There is a gap in digital literacy now being weaponized by scammers. A wave of panic recently swept through Zimbabwe’s digital platforms following a circulating voice note. In the recording, a woman tearfully recounts how her EcoCash wallet was emptied, claiming that police are overwhelmed by thousands of similar cases. People thought EcoCash had been hacked.
However, investigations and official statements from Econet paint a different, more complex picture. The platform itself remains unbreached. Instead of a technical system hack, Zimbabweans are falling victim to a human hack, a sophisticated wave of social engineering that is draining life savings in minutes.
The bait is an obviously too good to be true offer. The scam rarely starts with a direct threat. Instead, it begins with an irresistible offer. Scammers are flooding WhatsApp and social media with fake websites that mimic official branding.

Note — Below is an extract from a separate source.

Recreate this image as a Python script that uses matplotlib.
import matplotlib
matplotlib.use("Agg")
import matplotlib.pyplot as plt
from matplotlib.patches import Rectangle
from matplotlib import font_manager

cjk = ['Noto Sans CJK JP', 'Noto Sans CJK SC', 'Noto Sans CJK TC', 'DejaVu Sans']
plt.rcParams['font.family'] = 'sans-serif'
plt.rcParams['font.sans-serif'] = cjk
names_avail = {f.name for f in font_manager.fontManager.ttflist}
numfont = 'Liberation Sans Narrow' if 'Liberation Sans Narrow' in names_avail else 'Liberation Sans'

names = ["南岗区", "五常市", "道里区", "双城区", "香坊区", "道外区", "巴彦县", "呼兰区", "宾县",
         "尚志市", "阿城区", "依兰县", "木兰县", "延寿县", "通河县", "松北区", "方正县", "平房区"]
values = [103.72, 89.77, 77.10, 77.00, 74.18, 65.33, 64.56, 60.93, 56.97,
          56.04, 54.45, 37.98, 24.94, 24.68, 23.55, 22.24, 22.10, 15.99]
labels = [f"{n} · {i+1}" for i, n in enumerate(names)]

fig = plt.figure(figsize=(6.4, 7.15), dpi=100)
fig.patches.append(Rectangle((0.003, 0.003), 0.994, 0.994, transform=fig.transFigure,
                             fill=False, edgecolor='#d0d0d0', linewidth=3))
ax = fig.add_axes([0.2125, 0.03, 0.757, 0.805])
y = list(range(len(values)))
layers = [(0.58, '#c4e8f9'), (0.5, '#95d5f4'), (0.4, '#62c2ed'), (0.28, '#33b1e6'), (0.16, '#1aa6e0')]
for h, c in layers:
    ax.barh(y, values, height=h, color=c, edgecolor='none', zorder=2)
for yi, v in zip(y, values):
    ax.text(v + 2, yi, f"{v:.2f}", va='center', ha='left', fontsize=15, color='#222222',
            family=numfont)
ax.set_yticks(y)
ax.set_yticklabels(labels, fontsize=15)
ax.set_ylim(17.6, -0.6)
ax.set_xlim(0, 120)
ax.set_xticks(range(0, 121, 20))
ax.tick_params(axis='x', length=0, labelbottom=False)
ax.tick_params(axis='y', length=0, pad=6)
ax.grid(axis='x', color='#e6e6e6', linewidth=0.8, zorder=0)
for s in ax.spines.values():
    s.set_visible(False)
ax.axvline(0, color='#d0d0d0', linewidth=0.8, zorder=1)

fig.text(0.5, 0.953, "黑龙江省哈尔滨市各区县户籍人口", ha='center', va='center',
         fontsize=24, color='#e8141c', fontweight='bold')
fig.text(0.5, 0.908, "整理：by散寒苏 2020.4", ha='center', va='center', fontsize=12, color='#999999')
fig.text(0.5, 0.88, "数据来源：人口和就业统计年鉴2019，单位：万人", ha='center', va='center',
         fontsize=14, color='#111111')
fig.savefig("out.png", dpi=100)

These sites target current consumer needs, such as starlink special data: Offers of 15GB for under US$1 or unlimited monthly data for $4, instant Kashagi loans Promises of loans up to US$5,000 with automatic approval for everyone

and EcoCash promotions of Fake giveaways claiming to be powered by Econet.
To the untrained eye, these websites look legitimate, often featuring the familiar official logos. But the moment a user clicks, they are entering a digital trap.
Unlike a traditional payment where you enter your PIN on your own phone’s pop-up menu, these fraudulent sites ask you to type sensitive information directly into the browser:

1. Your Mobile Number
2. Your EcoCash PIN
3. The One-Time Password (OTP) sent to your phone
This is the critical moment of failure. When you enter these details on a website, you aren’t paying for a service, you are giving a criminal the credentials to log into your account from their own device. The OTP is the final safeguard, it’s the code EcoCash sends to verify that the person logging in actually holds the physical SIM card. By sharing it, you effectively hand the thief your digital keys.
Econet’s standard advice “Never share your PIN” is becoming less effective because the lines between secure and scam have blurred.

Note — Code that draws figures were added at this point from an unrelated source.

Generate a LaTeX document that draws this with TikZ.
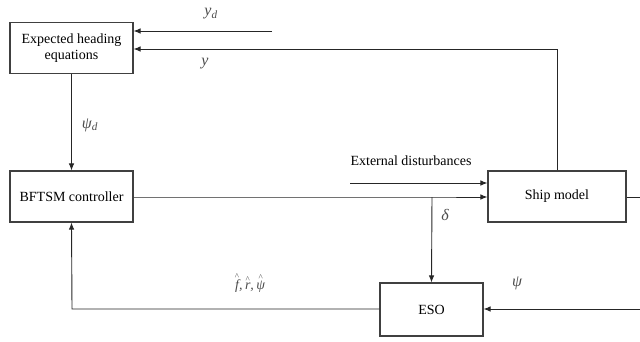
\documentclass[tikz,border=0pt]{standalone}
\usepackage{fontspec}
\setmainfont{Liberation Serif}
\usetikzlibrary{arrows.meta}
\newcommand\myhat[1]{\leavevmode\vbox{\offinterlineskip\halign{\hfil##\hfil\cr{\fontsize{9}{9}\selectfont\upshape\^{}}\cr\noalign{\kern0pt}#1\cr}}}
\begin{document}
\begin{tikzpicture}[x=1pt,y=-1pt,
  blk/.style={draw=black!75, line width=1.1pt, minimum width=#1, inner sep=0pt, font=\fontsize{14}{16}\selectfont, align=center},
  blk/.default=123pt,
  ln/.style={draw=black!85, line width=0.9pt},
  arr/.style={ln, -{Latex[length=7pt,width=5.5pt]}},
  lab/.style={text=black!70, font=\fontsize{16}{18}\selectfont\itshape}]
\useasboundingbox (0,0) rectangle (640,341);
% blocks
\node[blk=123pt, minimum height=51pt] (exp) at (71.5,48) {Expected heading\\equations};
\node[blk=123pt, minimum height=51pt] (ctl) at (71.5,196.5) {BFTSM controller};
\node[blk=138pt, minimum height=51pt] (ship) at (557,196.5) {Ship model};
\node[blk=103pt, minimum height=53pt] (eso) at (431.5,309.5) {ESO};
% coordinates
\coordinate (yd0) at (272,31);
\coordinate (yturn) at (557,49);
\coordinate (dist0) at (350,183);
\coordinate (split) at (432,197);
\coordinate (outR) at (640,197);
\coordinate (psiR) at (640,309);
\coordinate (fbturn) at (72,309);
% connectors
\draw[arr] (yd0) -- (yd0 -| exp.east);
\draw[arr] (ship.north) -- (yturn) -- (yturn -| exp.east);
\draw[arr] (exp.south) -- (ctl.north);
\draw[arr] (ctl.east |- split) -- (split) -- (split -| ship.west);
\draw[arr] (dist0) -- (dist0 -| ship.west);
\draw[arr] (split) -- (eso.north);
\draw[ln] (ship.east |- outR) -- (outR);
\draw[arr] (psiR) -- (psiR -| eso.east);
\draw[arr] (eso.west |- fbturn) -- (fbturn) -- (ctl.south);
% labels
\node[lab] (lyd) at (211,14) {y\textsubscript{d}};
\node[lab] (ly) at (205,64) {y};
\node[lab] (lpsid) at (90,125) {ψ\textsubscript{d}};
\node[font=\fontsize{14}{16}\selectfont] (ldist) at (411,161) {External disturbances};
\node[lab] (ldelta) at (445,215) {δ};
\node[lab, font=\fontsize{14}{16}\selectfont\itshape] (lhat) at (250,283) {\myhat{f},\,\myhat{r},\,\myhat{ψ}};
\node[lab] (lpsi) at (517,283) {ψ};
\end{tikzpicture}
\end{document}
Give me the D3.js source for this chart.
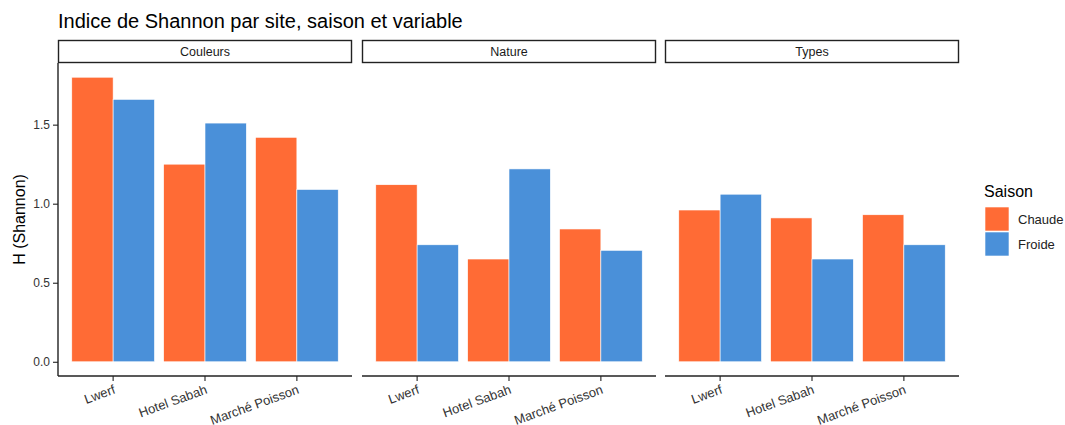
<!DOCTYPE html>
<meta charset="utf-8">
<head>
  <meta charset="UTF-8" />
  <title>Shannon</title>
  <script src="https://d3js.org/d3.v7.min.js"></script>
  <style>
    body { margin: 0; background: #fff; }
    text { font-family: "Liberation Sans", Arial, sans-serif; }
  </style>
</head>
<body>
<div id="my_dataviz"></div>

<script>
  // data
  var variables = ["Couleurs", "Nature", "Types"]
  var sites = ["Lwerf", "Hotel Sabah", "Marché Poisson"]
  var saisons = ["Chaude", "Froide"]
  var chaude = [
    [1.80, 1.25, 1.42],   // Couleurs
    [1.12, 0.65, 0.84],   // Nature
    [0.96, 0.91, 0.93]    // Types
  ]
  var froide = [
    [1.66, 1.51, 1.09],
    [0.74, 1.22, 0.705],
    [1.06, 0.65, 0.74]
  ]
  var yTicks = [0, 0.5, 1, 1.5]
  var colors = {"Chaude": "#FF6B35", "Froide": "#4A90D9"}

  var width = 1065, height = 425
  var panelLeft = [58, 362, 665], panelW = 294
  var plotTop = 63, plotBottom = 376

  var svg = d3.select("#my_dataviz")
    .append("svg")
      .attr("width", width)
      .attr("height", height)

  var rows = []
  variables.forEach((v, i) => {
    sites.forEach((s, j) => {
      rows.push({variable: v, site: s, saison: "Chaude", value: chaude[i][j]})
      rows.push({variable: v, site: s, saison: "Froide", value: froide[i][j]})
    })
  })

  var ymax = d3.max(rows, d => d.value)
  var y = d3.scaleLinear()
    .domain([-0.05 * ymax, ymax * 1.05])
    .range([plotBottom, plotTop])

  // title
  svg.append("text")
    .attr("x", 58).attr("y", 28)
    .style("font-size", "20px")
    .style("fill", "#000")
    .text("Indice de Shannon par site, saison et variable")

  // y axis title
  svg.append("text")
    .attr("transform", "translate(25," + ((plotTop + plotBottom) / 2) + ") rotate(-90)")
    .attr("text-anchor", "middle")
    .style("font-size", "16px")
    .text("H (Shannon)")

  variables.forEach((v, i) => {
    var g = svg.append("g").attr("transform", "translate(" + panelLeft[i] + ",0)")

    // strip
    g.append("rect")
      .attr("x", 0.5).attr("y", 40.5)
      .attr("width", panelW - 1).attr("height", 22)
      .attr("fill", "#fff")
      .attr("stroke", "#222")
      .attr("stroke-width", 1.4)
    g.append("text")
      .attr("x", panelW / 2).attr("y", 56)
      .attr("text-anchor", "middle")
      .style("font-size", "12.5px")
      .style("fill", "#1a1a1a")
      .text(v)

    // discrete x with ggplot style 0.6 expansion
    var xs = d3.scaleLinear().domain([0.4, 3.6]).range([0, panelW])
    var bw = (xs(1.9) - xs(1)) / 2
    var x1 = d3.scaleBand().domain(saisons).range([-bw, bw])

    var data = rows.filter(d => d.variable == v)
    g.selectAll("rect.bar")
      .data(data)
      .join("rect")
        .attr("class", "bar")
        .attr("x", d => xs(sites.indexOf(d.site) + 1) + x1(d.saison))
        .attr("width", x1.bandwidth())
        .attr("y", d => y(d.value))
        .attr("height", d => y(0) - y(d.value))
        .attr("fill", d => colors[d.saison])
        .attr("stroke", "#fff")
        .attr("stroke-width", 0.6)

    // bottom axis
    g.append("line")
      .attr("x1", 0).attr("x2", panelW)
      .attr("y1", plotBottom).attr("y2", plotBottom)
      .attr("stroke", "#222").attr("stroke-width", 1.4)
    sites.forEach((s, j) => {
      var xp = xs(j + 1)
      g.append("line")
        .attr("x1", xp).attr("x2", xp)
        .attr("y1", plotBottom).attr("y2", plotBottom + 5)
        .attr("stroke", "#222").attr("stroke-width", 1.1)
      g.append("text")
        .attr("transform", "translate(" + (xp + 3) + "," + (plotBottom + 17) + ") rotate(-20)")
        .attr("text-anchor", "end")
        .style("font-size", "13px")
        .style("fill", "#333")
        .text(s)
    })

    // y axis only on first panel
    if (i == 0) {
      var yAxis = d3.axisLeft(y).tickValues(yTicks).tickSize(5).tickPadding(3)
        .tickFormat(d3.format(".1f"))
      var ga = g.append("g").call(yAxis)
      ga.select(".domain").remove()
      ga.append("line")
        .attr("x1", 0).attr("x2", 0)
        .attr("y1", plotTop).attr("y2", plotBottom)
        .attr("stroke", "#222").attr("stroke-width", 1.4)
      ga.selectAll(".tick line").attr("stroke", "#222").attr("stroke-width", 1.1)
      ga.selectAll(".tick text")
        .style("font-size", "12px")
        .style("fill", "#333")
        .style("font-family", "'Liberation Sans', Arial, sans-serif")
    }
  })

  // legend
  var leg = svg.append("g").attr("transform", "translate(984,0)")
  leg.append("text")
    .attr("x", 0).attr("y", 197)
    .style("font-size", "16px")
    .text("Saison")
  saisons.forEach((s, k) => {
    leg.append("rect")
      .attr("x", 1).attr("y", 207 + k * 25)
      .attr("width", 24).attr("height", 24)
      .attr("fill", colors[s])
      .attr("stroke", "#fff").attr("stroke-width", 0.6)
    leg.append("text")
      .attr("x", 34).attr("y", 224 + k * 25)
      .style("font-size", "13px")
      .style("fill", "#222")
      .text(s)
  })
</script>
</body>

Many users are accustomed to entering their PIN at supermarkets or when buying ZESA tokens. To a user who doesn’t understand how URLs work, typing a PIN into a website feels no different than typing it into a merchant’s terminal.
There are two golden rules to protect your hard-earned money and these two are non-negotiable rules:
- EcoCash NEVER asks for a PIN on a website: If you see a web address (anything ending in .com, .net, or .co.zw) asking for your PIN, it is a scam
- OTPs are for LOGGING IN, not BUYING. You should never need an OTP to pay for bread, data, or electricity. If a payment screen asks for an OTP, someone is trying to hijack your account.
While EcoCash is working to blacklist malicious links, the ultimate defense is skepticism because in which world will 15GB worth of data in Zimbabwe cost $4.
If a deal looks too good to be true, it almost certainly is. Before entering your details anywhere, stop and ask a trusted friend or contact EcoCash directly. In an era of human hacking, your caution is your only true firewall.